▶ **DATA SUPPLIED**:
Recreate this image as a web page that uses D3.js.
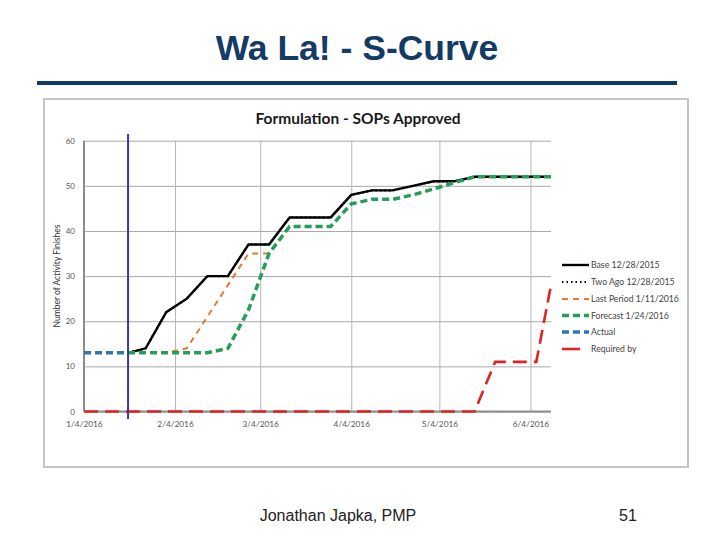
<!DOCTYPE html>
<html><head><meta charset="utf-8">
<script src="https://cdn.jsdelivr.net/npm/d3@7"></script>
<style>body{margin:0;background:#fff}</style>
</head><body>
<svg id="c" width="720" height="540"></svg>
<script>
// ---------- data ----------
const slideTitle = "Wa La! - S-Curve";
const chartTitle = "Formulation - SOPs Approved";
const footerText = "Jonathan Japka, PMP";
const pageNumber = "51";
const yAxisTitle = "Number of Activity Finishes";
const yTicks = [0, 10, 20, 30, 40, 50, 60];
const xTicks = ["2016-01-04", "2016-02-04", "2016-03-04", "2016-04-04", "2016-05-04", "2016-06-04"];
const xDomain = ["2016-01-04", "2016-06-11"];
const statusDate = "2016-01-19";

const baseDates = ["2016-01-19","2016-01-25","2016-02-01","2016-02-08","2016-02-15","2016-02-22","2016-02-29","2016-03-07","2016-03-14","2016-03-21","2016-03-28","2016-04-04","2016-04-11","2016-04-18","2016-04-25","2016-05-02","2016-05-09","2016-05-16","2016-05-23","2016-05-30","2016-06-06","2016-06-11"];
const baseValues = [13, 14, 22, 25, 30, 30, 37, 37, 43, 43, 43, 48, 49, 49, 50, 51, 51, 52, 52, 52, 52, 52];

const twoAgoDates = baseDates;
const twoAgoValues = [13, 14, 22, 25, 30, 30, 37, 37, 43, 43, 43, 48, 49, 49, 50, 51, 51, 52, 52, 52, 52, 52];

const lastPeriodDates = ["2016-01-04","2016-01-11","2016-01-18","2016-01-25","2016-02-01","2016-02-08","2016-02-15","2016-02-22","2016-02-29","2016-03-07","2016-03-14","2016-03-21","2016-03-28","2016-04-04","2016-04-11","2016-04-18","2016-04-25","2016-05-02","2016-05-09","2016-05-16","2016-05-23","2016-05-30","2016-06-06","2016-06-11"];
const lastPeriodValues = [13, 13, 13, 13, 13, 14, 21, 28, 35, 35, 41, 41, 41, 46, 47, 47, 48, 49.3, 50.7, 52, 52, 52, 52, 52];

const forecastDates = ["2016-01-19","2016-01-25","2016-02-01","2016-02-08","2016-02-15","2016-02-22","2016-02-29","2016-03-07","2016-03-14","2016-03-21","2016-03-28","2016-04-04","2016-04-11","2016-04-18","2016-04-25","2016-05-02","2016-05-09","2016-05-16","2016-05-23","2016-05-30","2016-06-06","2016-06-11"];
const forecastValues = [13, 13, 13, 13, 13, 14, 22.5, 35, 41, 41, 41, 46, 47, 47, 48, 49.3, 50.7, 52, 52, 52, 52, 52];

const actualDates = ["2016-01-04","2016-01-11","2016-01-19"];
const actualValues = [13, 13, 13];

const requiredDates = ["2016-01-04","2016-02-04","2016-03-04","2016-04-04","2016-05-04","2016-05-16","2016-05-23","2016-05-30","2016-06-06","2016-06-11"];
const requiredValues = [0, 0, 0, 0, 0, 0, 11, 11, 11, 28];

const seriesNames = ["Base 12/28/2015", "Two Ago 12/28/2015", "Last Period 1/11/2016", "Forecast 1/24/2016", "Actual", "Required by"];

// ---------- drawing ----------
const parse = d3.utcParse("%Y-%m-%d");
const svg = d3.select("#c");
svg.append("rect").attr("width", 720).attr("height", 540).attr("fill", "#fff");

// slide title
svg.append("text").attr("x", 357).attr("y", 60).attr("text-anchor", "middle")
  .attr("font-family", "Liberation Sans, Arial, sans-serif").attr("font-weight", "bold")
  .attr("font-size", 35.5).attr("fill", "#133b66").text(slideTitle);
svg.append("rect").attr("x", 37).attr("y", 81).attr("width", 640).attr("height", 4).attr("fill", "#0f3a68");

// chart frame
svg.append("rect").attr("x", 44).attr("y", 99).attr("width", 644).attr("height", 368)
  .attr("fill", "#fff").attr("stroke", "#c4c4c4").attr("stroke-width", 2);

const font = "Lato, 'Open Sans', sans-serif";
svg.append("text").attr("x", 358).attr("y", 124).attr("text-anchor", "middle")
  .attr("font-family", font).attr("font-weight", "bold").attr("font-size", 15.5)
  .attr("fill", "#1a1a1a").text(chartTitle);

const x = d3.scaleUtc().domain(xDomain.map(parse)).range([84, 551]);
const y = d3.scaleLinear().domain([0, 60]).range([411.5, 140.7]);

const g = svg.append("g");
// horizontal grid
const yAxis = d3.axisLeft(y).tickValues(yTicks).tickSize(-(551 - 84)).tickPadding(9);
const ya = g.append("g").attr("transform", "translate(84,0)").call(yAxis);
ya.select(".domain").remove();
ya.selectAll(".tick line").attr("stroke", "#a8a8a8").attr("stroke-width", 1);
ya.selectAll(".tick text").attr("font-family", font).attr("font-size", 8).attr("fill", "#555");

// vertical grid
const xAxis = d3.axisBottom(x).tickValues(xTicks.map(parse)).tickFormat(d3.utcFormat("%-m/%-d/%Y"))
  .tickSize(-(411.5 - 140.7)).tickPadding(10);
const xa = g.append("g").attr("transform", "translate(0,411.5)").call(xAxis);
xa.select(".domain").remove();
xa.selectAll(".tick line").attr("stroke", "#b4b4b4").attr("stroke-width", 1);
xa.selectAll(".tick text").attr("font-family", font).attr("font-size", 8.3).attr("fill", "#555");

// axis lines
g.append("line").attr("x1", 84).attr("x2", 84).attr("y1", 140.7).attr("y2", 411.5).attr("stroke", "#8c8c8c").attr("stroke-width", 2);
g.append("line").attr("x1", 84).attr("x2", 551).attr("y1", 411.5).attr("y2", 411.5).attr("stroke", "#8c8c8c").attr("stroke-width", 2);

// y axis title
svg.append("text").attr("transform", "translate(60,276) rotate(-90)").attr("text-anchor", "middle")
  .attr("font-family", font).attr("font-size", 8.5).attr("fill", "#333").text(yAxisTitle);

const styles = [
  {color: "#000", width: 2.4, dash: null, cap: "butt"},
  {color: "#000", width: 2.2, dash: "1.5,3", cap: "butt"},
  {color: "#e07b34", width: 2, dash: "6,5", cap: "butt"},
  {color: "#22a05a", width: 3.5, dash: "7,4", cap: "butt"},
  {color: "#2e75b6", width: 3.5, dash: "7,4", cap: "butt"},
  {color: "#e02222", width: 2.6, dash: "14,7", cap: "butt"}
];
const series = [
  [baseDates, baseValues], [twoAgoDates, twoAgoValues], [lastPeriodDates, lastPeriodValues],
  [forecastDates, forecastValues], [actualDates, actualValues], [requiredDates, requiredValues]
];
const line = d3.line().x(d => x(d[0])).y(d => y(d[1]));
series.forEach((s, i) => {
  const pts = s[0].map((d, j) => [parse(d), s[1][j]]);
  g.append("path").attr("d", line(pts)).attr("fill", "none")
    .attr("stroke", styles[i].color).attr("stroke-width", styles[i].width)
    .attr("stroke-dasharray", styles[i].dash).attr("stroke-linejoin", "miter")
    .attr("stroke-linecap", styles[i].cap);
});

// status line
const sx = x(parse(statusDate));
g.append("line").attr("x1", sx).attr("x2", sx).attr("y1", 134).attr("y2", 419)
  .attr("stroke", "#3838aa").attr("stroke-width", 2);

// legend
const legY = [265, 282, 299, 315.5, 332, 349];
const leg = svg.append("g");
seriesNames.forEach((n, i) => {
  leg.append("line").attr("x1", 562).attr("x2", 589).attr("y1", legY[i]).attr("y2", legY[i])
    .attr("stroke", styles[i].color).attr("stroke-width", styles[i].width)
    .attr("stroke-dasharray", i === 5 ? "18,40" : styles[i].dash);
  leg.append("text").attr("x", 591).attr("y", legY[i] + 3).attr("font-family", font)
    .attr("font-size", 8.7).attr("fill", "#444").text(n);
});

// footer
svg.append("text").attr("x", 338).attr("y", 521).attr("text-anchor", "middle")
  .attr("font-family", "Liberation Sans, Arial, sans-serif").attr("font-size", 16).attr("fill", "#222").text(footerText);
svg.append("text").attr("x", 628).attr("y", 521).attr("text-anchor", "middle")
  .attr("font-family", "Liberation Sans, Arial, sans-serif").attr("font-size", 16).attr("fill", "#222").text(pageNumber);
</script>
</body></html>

...

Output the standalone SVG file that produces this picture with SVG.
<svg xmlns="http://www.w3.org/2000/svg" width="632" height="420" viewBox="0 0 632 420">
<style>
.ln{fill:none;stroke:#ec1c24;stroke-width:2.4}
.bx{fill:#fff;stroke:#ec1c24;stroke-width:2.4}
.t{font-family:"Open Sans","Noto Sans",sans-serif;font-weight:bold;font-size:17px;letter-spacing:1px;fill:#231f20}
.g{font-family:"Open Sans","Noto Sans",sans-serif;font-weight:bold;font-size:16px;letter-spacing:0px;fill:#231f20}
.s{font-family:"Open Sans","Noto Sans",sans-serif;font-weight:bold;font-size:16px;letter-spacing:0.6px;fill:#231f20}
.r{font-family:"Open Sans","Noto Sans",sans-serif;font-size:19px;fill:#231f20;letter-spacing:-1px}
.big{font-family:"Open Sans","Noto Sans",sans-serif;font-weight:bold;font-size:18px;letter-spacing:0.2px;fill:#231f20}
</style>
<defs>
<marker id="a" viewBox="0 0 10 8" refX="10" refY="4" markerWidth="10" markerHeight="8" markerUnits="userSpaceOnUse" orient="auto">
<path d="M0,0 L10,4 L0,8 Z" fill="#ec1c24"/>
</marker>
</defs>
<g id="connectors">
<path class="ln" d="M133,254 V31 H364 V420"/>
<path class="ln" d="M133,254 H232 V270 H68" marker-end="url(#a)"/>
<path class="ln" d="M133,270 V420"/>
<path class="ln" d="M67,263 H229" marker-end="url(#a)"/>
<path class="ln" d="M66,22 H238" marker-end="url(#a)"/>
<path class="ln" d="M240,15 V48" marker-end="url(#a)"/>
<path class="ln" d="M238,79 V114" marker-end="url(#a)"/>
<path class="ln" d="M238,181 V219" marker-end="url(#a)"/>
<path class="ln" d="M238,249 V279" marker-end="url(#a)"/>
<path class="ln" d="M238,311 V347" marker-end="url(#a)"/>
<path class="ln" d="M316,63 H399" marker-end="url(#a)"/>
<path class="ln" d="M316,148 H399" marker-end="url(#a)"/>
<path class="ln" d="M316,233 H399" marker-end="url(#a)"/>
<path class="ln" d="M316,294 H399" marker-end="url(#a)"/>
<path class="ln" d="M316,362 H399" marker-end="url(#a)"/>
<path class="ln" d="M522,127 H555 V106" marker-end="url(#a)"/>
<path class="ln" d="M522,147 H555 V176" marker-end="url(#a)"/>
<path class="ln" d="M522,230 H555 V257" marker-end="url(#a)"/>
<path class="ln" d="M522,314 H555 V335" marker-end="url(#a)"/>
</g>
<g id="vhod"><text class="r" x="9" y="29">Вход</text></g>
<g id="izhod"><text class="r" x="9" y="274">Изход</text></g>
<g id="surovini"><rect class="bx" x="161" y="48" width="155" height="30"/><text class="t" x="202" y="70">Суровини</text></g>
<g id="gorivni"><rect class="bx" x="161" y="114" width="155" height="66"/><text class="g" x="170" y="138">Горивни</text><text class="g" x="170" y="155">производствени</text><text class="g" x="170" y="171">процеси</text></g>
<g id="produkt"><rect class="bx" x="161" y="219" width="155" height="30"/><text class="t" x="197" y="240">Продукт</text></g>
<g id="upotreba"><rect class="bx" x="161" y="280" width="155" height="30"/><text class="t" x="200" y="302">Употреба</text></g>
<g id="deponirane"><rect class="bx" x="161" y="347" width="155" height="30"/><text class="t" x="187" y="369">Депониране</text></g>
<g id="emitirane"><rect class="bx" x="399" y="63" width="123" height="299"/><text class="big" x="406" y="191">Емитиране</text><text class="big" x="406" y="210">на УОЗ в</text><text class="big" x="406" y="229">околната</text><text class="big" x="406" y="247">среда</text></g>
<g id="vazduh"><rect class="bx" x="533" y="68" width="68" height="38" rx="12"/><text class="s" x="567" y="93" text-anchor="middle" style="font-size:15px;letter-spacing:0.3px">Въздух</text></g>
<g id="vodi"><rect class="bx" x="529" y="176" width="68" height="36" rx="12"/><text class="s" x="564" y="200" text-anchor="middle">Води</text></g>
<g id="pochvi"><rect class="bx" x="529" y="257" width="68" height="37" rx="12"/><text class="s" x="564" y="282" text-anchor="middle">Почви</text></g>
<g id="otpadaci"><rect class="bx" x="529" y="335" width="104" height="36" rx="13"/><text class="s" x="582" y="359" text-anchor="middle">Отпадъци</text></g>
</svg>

...

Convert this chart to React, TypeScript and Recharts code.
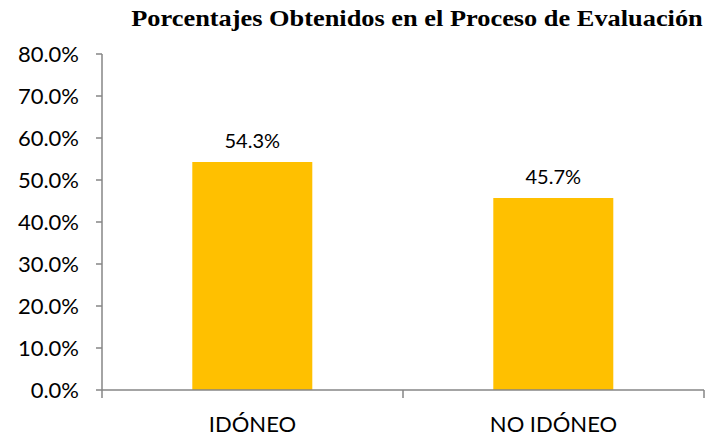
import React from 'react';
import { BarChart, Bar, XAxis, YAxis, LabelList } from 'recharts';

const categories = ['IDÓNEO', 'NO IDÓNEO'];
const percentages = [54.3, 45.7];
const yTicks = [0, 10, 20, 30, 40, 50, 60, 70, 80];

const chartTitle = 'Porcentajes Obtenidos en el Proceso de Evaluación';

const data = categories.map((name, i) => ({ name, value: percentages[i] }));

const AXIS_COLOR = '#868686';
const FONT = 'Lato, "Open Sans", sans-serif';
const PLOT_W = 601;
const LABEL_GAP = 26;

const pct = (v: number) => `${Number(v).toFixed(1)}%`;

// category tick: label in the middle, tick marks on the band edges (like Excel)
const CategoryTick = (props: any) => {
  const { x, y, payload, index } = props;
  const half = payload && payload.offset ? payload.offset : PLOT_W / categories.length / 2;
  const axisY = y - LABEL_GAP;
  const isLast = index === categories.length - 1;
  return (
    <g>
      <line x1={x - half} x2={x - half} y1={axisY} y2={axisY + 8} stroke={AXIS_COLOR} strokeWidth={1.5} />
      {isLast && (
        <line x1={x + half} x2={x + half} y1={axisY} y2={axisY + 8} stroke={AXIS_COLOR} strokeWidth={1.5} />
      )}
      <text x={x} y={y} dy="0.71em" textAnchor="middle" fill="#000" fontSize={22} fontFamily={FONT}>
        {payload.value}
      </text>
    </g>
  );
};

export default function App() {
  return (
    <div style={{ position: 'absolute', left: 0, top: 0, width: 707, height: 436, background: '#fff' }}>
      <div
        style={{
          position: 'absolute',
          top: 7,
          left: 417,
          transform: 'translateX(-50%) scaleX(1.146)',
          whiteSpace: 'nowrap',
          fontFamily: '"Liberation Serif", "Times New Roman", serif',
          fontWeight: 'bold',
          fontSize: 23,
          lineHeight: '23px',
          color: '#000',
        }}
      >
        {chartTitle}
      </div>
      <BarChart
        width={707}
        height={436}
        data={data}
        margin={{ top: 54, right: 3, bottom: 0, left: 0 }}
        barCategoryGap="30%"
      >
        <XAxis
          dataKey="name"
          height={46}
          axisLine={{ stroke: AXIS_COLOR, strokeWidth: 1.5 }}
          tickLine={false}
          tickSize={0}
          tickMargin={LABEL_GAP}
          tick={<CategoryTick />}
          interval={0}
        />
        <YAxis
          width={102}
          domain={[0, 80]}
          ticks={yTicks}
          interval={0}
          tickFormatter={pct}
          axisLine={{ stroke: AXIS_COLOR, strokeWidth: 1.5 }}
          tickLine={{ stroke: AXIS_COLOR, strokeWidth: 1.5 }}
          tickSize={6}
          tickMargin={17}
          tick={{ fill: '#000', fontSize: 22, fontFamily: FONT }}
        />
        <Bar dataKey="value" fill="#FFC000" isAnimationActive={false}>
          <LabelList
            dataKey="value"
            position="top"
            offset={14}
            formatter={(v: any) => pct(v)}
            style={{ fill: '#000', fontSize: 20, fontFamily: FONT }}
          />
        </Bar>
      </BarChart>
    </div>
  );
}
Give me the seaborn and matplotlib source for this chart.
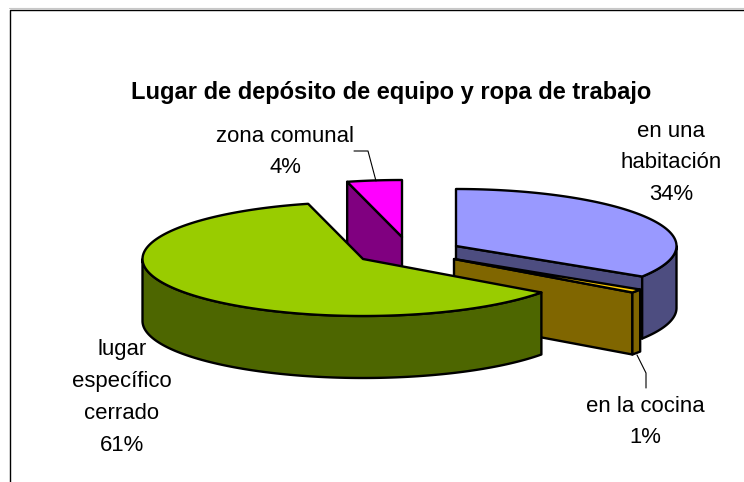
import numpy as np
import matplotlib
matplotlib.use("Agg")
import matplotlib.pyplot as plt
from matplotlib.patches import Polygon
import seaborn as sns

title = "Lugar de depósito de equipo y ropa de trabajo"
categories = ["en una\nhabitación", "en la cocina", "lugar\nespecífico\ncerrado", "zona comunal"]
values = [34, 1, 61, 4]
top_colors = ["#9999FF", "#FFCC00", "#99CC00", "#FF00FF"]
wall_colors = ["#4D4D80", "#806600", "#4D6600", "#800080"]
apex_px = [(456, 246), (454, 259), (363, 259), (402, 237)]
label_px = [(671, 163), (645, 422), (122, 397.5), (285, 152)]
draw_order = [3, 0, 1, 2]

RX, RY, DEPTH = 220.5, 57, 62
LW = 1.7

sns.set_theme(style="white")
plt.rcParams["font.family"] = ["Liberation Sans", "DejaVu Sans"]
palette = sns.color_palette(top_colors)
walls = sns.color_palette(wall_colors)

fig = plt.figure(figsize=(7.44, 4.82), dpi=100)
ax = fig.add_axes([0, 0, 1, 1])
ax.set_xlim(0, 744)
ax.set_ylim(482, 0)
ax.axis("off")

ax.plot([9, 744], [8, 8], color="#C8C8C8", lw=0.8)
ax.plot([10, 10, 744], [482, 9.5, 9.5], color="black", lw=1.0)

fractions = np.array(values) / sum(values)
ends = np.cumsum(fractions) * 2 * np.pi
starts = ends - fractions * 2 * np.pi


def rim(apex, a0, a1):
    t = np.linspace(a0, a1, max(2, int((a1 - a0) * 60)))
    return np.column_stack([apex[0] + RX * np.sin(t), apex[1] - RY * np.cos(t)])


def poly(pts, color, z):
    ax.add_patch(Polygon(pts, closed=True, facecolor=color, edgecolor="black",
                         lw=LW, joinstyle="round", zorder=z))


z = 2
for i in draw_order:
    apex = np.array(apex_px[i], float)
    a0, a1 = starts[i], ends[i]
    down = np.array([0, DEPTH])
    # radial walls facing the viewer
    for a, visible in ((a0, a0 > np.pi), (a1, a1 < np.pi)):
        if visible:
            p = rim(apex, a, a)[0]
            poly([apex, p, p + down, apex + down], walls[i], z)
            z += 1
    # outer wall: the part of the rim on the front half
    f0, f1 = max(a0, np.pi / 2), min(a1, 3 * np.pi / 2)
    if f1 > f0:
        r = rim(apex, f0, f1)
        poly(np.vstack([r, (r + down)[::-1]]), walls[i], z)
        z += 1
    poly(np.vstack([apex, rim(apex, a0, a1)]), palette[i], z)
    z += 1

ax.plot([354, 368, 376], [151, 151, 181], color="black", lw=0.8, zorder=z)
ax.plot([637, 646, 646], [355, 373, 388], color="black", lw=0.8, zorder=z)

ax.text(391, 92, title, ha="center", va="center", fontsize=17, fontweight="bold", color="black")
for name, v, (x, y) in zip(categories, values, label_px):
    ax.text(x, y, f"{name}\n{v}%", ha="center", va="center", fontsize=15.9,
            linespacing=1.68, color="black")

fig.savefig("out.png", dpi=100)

▶ **PROBLEM TO SOLVE**: Output nothing except the lines from the one containing "Convert this chart" through the one containing "const chartTitle = 'Porcentajes", both kept, with the pictures removed.

▶ **SOLUTION TO THE EXERCISE**:
Convert this chart to React, TypeScript and Recharts code.
import React from 'react';
import { BarChart, Bar, XAxis, YAxis, LabelList } from 'recharts';

const categories = ['IDÓNEO', 'NO IDÓNEO'];
const percentages = [54.3, 45.7];
const yTicks = [0, 10, 20, 30, 40, 50, 60, 70, 80];

const chartTitle = 'Porcentajes Obtenidos en el Proceso de Evaluación';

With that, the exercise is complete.